Caroline Baker, a solicitor at law firm GQ Littler, said the findings that Mr Raab “intimidated” and “humiliated” civil servants would have seen the former deputy prime minister facing at least a final written warning if he had been a regular employee rather than a minister.
She said: “I think he would certainly be subject to disciplinary action for this.
“Whether he was terminated or given a final written warning would depend on the employer, but let’s say it’s your CEO and they are humiliating your employees, I think they would be gone, so I think it’s untenable.”
Mr Raab has always insisted he did not bully staff, and while he accepted the conclusions of Adam Tolley’s investigation into his conduct, he said the inquiry was “flawed” and set a “low” threshold for bullying.
Ms Baker said she thought Mr Raab had been “held to a higher standard” by the requirements of the Ministerial Code, but would be in a similar position if he were a senior executive at a private firm.
She said: “This report talks about constructive criticism and, at some points, unconstructive criticism.
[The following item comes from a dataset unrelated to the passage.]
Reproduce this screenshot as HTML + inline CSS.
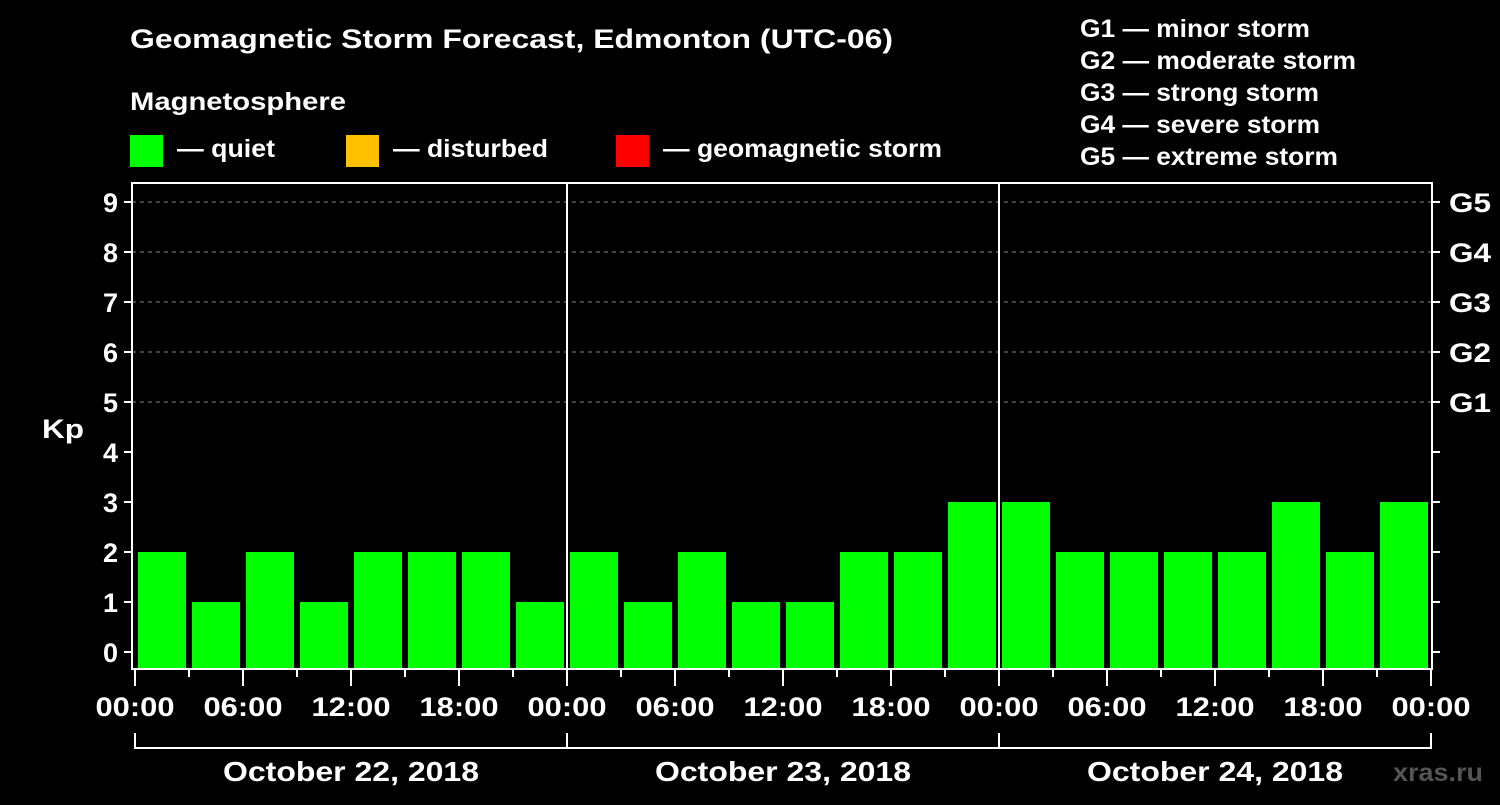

“If you are genuinely giving feedback in a constructive manner, that’s completely valid. Where it crosses a line, there was talk of people feeling humiliated and intimidated.
“I guess that can be a fine line. I think there is a certain awareness that you need to have about how you make people feel.”
Other lawyers said they hoped Mr Tolley’s report would act as a catalyst for change in the UK, which currently has no formal definition of workplace bullying.
Richard Fox, senior consultant in employment law at Kingsley Napley, said: “For me, it’s an inflection point in the way that Me Too was an inflection point for sexual harassment. We may look back on it as a seminal moment.”
Mr Fox said Mr Tolley, a leading employment silk, had focused on what constitutes bullying and had provided employers with “good guidance” as a result.
He added: “I know (Mr Raab) has been saying things like it set a low bar, but I question whether that’s accurate.
“I think what it does is set a bar. Some people might say it’s low, some people might say it’s high, but it sets a bar and now when employers are saying ‘I don’t understand what is bullying and therefore behaviour I shouldn’t be doing’, they now have some guidance.”
Another solicitor, David Miers of law firm Setfords, said the case showed the “chasm” in support for victims of bullying, who often have no clear avenue for redress.
He said: “What many people don’t realise is there is no tortious offence of bullying. Victims of bullying often find the process of raising a grievance very frustrating because it’s so muddied and there’s no standard definition of bullying.”
He added that he hoped the affair would encourage the Government to legislate and provide a clearer definition of bullying in order to protect people in the workplace.
David Greenhalgh, partner and specialist employment solicitor at Excello Law, said the report was “a great victory for government employees, who have stood up for each other and have spoken out where they have not felt safe in the workplace”.
He added: “The key now is building on the outcome of the report and trying to get employees to voice and report their concerns earlier. In this case it seems that many took issue with Mr Raab’s behaviour but presumably felt unable to raise those concerns until they knew they were doing so in numbers.”